*What is needed*. Leave out any picture and return the remaining listing below exactly as given.
────────────────────────────────────────
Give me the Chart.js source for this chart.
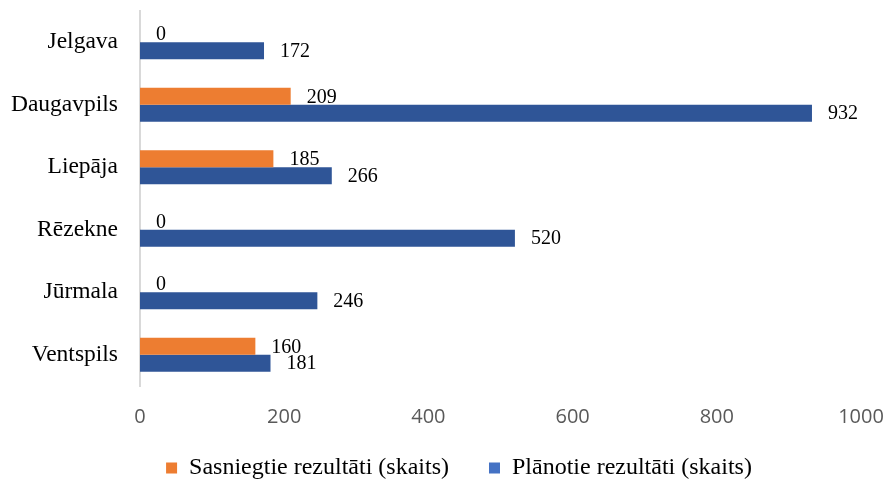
<!DOCTYPE html>
<html>
<head>
<meta charset="utf-8">
<script src="https://cdn.jsdelivr.net/npm/chart.js@4/dist/chart.umd.min.js"></script>
<style>
  html, body { margin: 0; padding: 0; background: #ffffff; }
  #wrap { width: 887px; height: 482px; }
</style>
</head>
<body>
<div id="wrap"><canvas id="c" width="887" height="482"></canvas></div>
<script>
// Cities (top to bottom) and the two result series
const cities = ['Jelgava', 'Daugavpils', 'Liepāja', 'Rēzekne', 'Jūrmala', 'Ventspils'];
const achieved = [0, 209, 185, 0, 0, 160];
const planned = [172, 932, 266, 520, 246, 181];
const seriesNames = ['Sasniegtie rezultāti (skaits)', 'Plānotie rezultāti (skaits)'];
const xTicks = [0, 200, 400, 600, 800, 1000];

const ORANGE = '#ED7D31';
const BLUE = '#2F5597';
const BLUE_KEY = '#4472C4';
const SERIF = '"Liberation Serif", "Times New Roman", serif';
const SANS = '"Open Sans", "Liberation Sans", sans-serif';

// Value labels written just past the end of each bar
const valueLabels = {
  id: 'valueLabels',
  afterDatasetsDraw(chart) {
    const ctx = chart.ctx;
    ctx.save();
    ctx.font = '20px ' + SERIF;
    ctx.fillStyle = '#000000';
    ctx.textAlign = 'left';
    ctx.textBaseline = 'middle';
    chart.data.datasets.forEach((ds, di) => {
      const meta = chart.getDatasetMeta(di);
      meta.data.forEach((bar, i) => {
        ctx.fillText(String(ds.data[i]), bar.x + 16, bar.y + 1);
      });
    });
    ctx.restore();
  }
};

// Nudge the legend row: a bit right of the canvas centre, a little closer to the axis labels
const legendPlacement = {
  id: 'legendPlacement',
  afterLayout(chart) {
    const lg = chart.legend;
    if (!lg) return;
    const dx = 459 - (lg.left + lg.right) / 2;
    lg.left += dx; lg.right += dx;
    lg.top -= 12;
  }
};

new Chart(document.getElementById('c'), {
  type: 'bar',
  data: {
    labels: cities,
    datasets: [
      { label: seriesNames[0], data: achieved, backgroundColor: ORANGE, keyColor: ORANGE },
      { label: seriesNames[1], data: planned, backgroundColor: BLUE, keyColor: BLUE_KEY }
    ]
  },
  options: {
    indexAxis: 'y',
    responsive: false,
    animation: false,
    layout: { padding: { top: 11, right: 26, left: 0, bottom: 0 } },
    datasets: { bar: { categoryPercentage: 0.543, barPercentage: 1.0, borderWidth: 0 } },
    scales: {
      x: {
        min: 0,
        max: 1000,
        afterBuildTicks(scale) { scale.ticks = xTicks.map(v => ({ value: v })); },
        grid: { display: false, drawTicks: false },
        border: { display: false },
        ticks: {
          color: '#595959',
          font: { family: SANS, size: 20 },
          padding: 19,
          maxRotation: 0,
          callback: v => String(v)
        },
        afterFit(scale) {
          scale.height = 42;
          scale.paddingLeft = 0;
          scale.paddingRight = 0;
        }
      },
      y: {
        grid: { display: false, drawTicks: false },
        border: { display: true, color: '#d9d9d9', width: 2 },
        ticks: { color: '#000000', font: { family: SERIF, size: 23.5 }, padding: 22 },
        afterFit(scale) {
          scale.width = 140;
          scale.paddingTop = 0;
          scale.paddingBottom = 0;
        }
      }
    },
    plugins: {
      tooltip: { enabled: false },
      legend: {
        position: 'bottom',
        maxHeight: 54,
        labels: {
          boxWidth: 11,
          boxHeight: 11,
          padding: 40,
          color: '#000000',
          font: { family: SERIF, size: 24 },
          generateLabels(chart) {
            return chart.data.datasets.map((ds, i) => ({
              text: ds.label,
              fillStyle: ds.keyColor,
              strokeStyle: ds.keyColor,
              lineWidth: 0,
              hidden: false,
              datasetIndex: i
            }));
          }
        }
      }
    }
  },
  plugins: [valueLabels, legendPlacement]
});
</script>
</body>
</html>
────────────────────────────────────────
*Result for this task*.
Give me the Chart.js source for this chart.
<!DOCTYPE html>
<html>
<head>
<meta charset="utf-8">
<script src="https://cdn.jsdelivr.net/npm/chart.js@4/dist/chart.umd.min.js"></script>
<style>
  html, body { margin: 0; padding: 0; background: #ffffff; }
  #wrap { width: 887px; height: 482px; }
</style>
</head>
<body>
<div id="wrap"><canvas id="c" width="887" height="482"></canvas></div>
<script>
// Cities (top to bottom) and the two result series
const cities = ['Jelgava', 'Daugavpils', 'Liepāja', 'Rēzekne', 'Jūrmala', 'Ventspils'];
const achieved = [0, 209, 185, 0, 0, 160];
const planned = [172, 932, 266, 520, 246, 181];
const seriesNames = ['Sasniegtie rezultāti (skaits)', 'Plānotie rezultāti (skaits)'];
const xTicks = [0, 200, 400, 600, 800, 1000];

const ORANGE = '#ED7D31';
const BLUE = '#2F5597';
const BLUE_KEY = '#4472C4';
const SERIF = '"Liberation Serif", "Times New Roman", serif';
const SANS = '"Open Sans", "Liberation Sans", sans-serif';

// Value labels written just past the end of each bar
const valueLabels = {
  id: 'valueLabels',
  afterDatasetsDraw(chart) {
    const ctx = chart.ctx;
    ctx.save();
    ctx.font = '20px ' + SERIF;
    ctx.fillStyle = '#000000';
    ctx.textAlign = 'left';
    ctx.textBaseline = 'middle';
    chart.data.datasets.forEach((ds, di) => {
      const meta = chart.getDatasetMeta(di);
      meta.data.forEach((bar, i) => {
        ctx.fillText(String(ds.data[i]), bar.x + 16, bar.y + 1);
      });
    });
    ctx.restore();
  }
};

// Nudge the legend row: a bit right of the canvas centre, a little closer to the axis labels
const legendPlacement = {
  id: 'legendPlacement',
  afterLayout(chart) {
    const lg = chart.legend;
    if (!lg) return;
    const dx = 459 - (lg.left + lg.right) / 2;
    lg.left += dx; lg.right += dx;
    lg.top -= 12;
  }
};

new Chart(document.getElementById('c'), {
  type: 'bar',
  data: {
    labels: cities,
    datasets: [
      { label: seriesNames[0], data: achieved, backgroundColor: ORANGE, keyColor: ORANGE },
      { label: seriesNames[1], data: planned, backgroundColor: BLUE, keyColor: BLUE_KEY }
    ]
  },
  options: {
    indexAxis: 'y',
    responsive: false,
    animation: false,
    layout: { padding: { top: 11, right: 26, left: 0, bottom: 0 } },
    datasets: { bar: { categoryPercentage: 0.543, barPercentage: 1.0, borderWidth: 0 } },
    scales: {
      x: {
        min: 0,
        max: 1000,
        afterBuildTicks(scale) { scale.ticks = xTicks.map(v => ({ value: v })); },
        grid: { display: false, drawTicks: false },
        border: { display: false },
        ticks: {
          color: '#595959',
          font: { family: SANS, size: 20 },
          padding: 19,
          maxRotation: 0,
          callback: v => String(v)
        },
        afterFit(scale) {
          scale.height = 42;
          scale.paddingLeft = 0;
          scale.paddingRight = 0;
        }
      },
      y: {
        grid: { display: false, drawTicks: false },
        border: { display: true, color: '#d9d9d9', width: 2 },
        ticks: { color: '#000000', font: { family: SERIF, size: 23.5 }, padding: 22 },
        afterFit(scale) {
          scale.width = 140;
          scale.paddingTop = 0;
          scale.paddingBottom = 0;
        }
      }
    },
    plugins: {
      tooltip: { enabled: false },
      legend: {
        position: 'bottom',
        maxHeight: 54,
        labels: {
          boxWidth: 11,
          boxHeight: 11,
          padding: 40,
          color: '#000000',
          font: { family: SERIF, size: 24 },
          generateLabels(chart) {
            return chart.data.datasets.map((ds, i) => ({
              text: ds.label,
              fillStyle: ds.keyColor,
              strokeStyle: ds.keyColor,
              lineWidth: 0,
              hidden: false,
              datasetIndex: i
            }));
          }
        }
      }
    }
  },
  plugins: [valueLabels, legendPlacement]
});
</script>
</body>
</html>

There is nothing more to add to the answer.